大聖堂
この作品を読むと、小説の価値は誰かの意見ではなく、小説を読んで自分が感じることが全てではないかと思ってしまう。
なのでこんな記事なんて、やっぱりチラ裏だよなーとも思ってしまいますが、それでも取り上げられずにはいられない作品です。
カーヴァーに関しては村上春樹訳でいくつもの作品が刊行されていますが、
海外で有名なのは「愛について~」みたいですね。
もちろん「愛について~」も素晴らしい作品です。
なんで「愛について~」が有名なのかなーと考えてみると、こちらの作品はミニマリズムの代表作として捉えられていてそれで有名なのかなーと考えています。
「ダンスしないか?」とか「出かけるって」とか「足元に」とか「深刻な話」とか、シンプルな文体とわずか数ページを使って、文章の裏側で起こっている出来事を強く想起させるような作品が多々あり、外側から見ると凄くミニマルだなーと思います。
(カーヴァー自身が自身の作品をミニマリズムととらえられることについてどう思っていたのか不明なので、あくまで外側からの見解です。)

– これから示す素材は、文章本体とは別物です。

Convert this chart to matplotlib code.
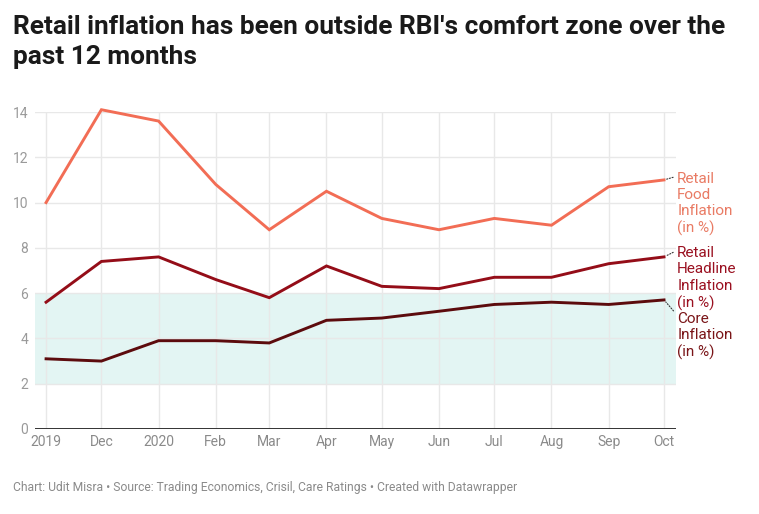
import matplotlib
matplotlib.use("Agg")
import matplotlib.pyplot as plt
import datetime as dt

months = ["2019-11-01", "2019-12-01", "2020-01-01", "2020-02-01", "2020-03-01", "2020-04-01",
          "2020-05-01", "2020-06-01", "2020-07-01", "2020-08-01", "2020-09-01", "2020-10-01"]
tick_labels = ["2019", "Dec", "2020", "Feb", "Mar", "Apr", "May", "Jun", "Jul", "Aug", "Sep", "Oct"]
food = [10.0, 14.1, 13.6, 10.8, 8.8, 10.5, 9.3, 8.8, 9.3, 9.0, 10.7, 11.0]
headline = [5.6, 7.4, 7.6, 6.6, 5.8, 7.2, 6.3, 6.2, 6.7, 6.7, 7.3, 7.6]
core = [3.1, 3.0, 3.9, 3.9, 3.8, 4.8, 4.9, 5.2, 5.5, 5.6, 5.5, 5.7]
band = [2, 6]
yticks = [0, 2, 4, 6, 8, 10, 12, 14]

plt.rcParams['font.family'] = ['Roboto', 'DejaVu Sans']

dates = [dt.datetime.strptime(m, "%Y-%m-%d") for m in months]

W, H = 759, 514
fig = plt.figure(figsize=(W / 100, H / 100), dpi=100)
ax = fig.add_axes([35 / W, 1 - 429 / H, (676 - 35) / W, (429 - 112) / H])

ax.set_xlim(dates[0] - dt.timedelta(days=6), dates[-1] + dt.timedelta(days=6.5))
ax.set_ylim(0, 14)

ax.axhspan(band[0], band[1], color="#e3f5f3", zorder=0, lw=0)

for y in yticks[1:]:
    ax.axhline(y, color="#e8e8e8", lw=1, zorder=1)
for d in dates:
    ax.axvline(d, color="#e8e8e8", lw=1, zorder=1)
ax.axhline(0, color="#333333", lw=1.4, zorder=3)

c_food, c_head, c_core = "#f26d55", "#940d18", "#5c0b0d"
ax.plot(dates, food, color=c_food, lw=2.1, zorder=4, clip_on=False, solid_joinstyle="miter")
ax.plot(dates, headline, color=c_head, lw=2.1, zorder=4, clip_on=False, solid_joinstyle="miter")
ax.plot(dates, core, color=c_core, lw=2.1, zorder=4, clip_on=False, solid_joinstyle="miter")

for s in ax.spines.values():
    s.set_visible(False)

ax.set_yticks(yticks)
ax.set_yticklabels([str(v) for v in yticks])
ax.set_xticks(dates)
ax.set_xticklabels(tick_labels)
ax.tick_params(axis="y", length=0, pad=5, labelsize=10, labelcolor="#9a9a9a")
ax.tick_params(axis="x", length=0, pad=4.5, labelsize=10, labelcolor="#8a8a8a")

labels = [
    ("Retail\nFood\nInflation\n(in %)", food[-1], "#e97b64", 6),
    ("Retail\nHeadline\nInflation\n(in %)", headline[-1], "#9a1020", 8),
    ("Core\nInflation\n(in %)", core[-1], "#7a1518", -8.5),
]
for txt, v, col, dy in labels:
    ax.annotate(txt, xy=(dates[-1], v), xytext=(9.5, dy), textcoords="offset points",
                ha="left", va="top", fontsize=11, color=col, linespacing=1.22,
                annotation_clip=False,
                arrowprops=dict(arrowstyle="-", linestyle=(0, (1, 1.5)), color="#333333", lw=0.8,
                                relpos=(0, 0.93), shrinkA=1, shrinkB=2))

fig.text(13 / W, 1 - 15 / H, "Retail inflation has been outside RBI's comfort zone over the\npast 12 months",
         fontsize=18.9, fontweight="bold", color="#1a1a1a", ha="left", va="top", linespacing=1.3)
fig.text(13 / W, 1 - 488 / H,
         "Chart: Udit Misra \u2022 Source: Trading Economics, Crisil, Care Ratings \u2022 Created with Datawrapper",
         fontsize=8.7, color="#8a8a8a", ha="left", va="center")

fig.savefig("out.png", dpi=100)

それに比べると大聖堂は「愛について~」よりも一篇、一篇がかっしりとしている印象です。
ミニマリズムというよりも、普通の短編小説にかなり近い印象です。
(それでもやっぱりカーヴァーっぽいなーと感じはしますが)
それでこの中で一番好きな作品は何と言われれば、やっぱり私は大聖堂。
他にも名作はいくつもありますが、大聖堂がぐっと私の中でこの作品の価値を押し上げています。
この作品、話の展開がすごく好きです。
話の起こりから、終局までの流れは素晴らしいものだと思います。
ここまで綺麗な流れの短編小説も中々ないです。
でも、私がこの作品で一番気に入っているのは、その流れの展開を支える仕掛けかなと。
詳しい仕掛けはここでは取り上げませんが、
その仕掛けの中心にあるのは想像力、もしくは相手の立場で想像することだと思っています。
その想像するまでの流れが頭の中に線を思い浮かび、線をつなげ、一つの形をつくるというのが、小説的で、むしろ小説そのものではないかなと思います。
その終局まで着く流れと、その根底にある想像と理解のテーマがとても好きな作品です。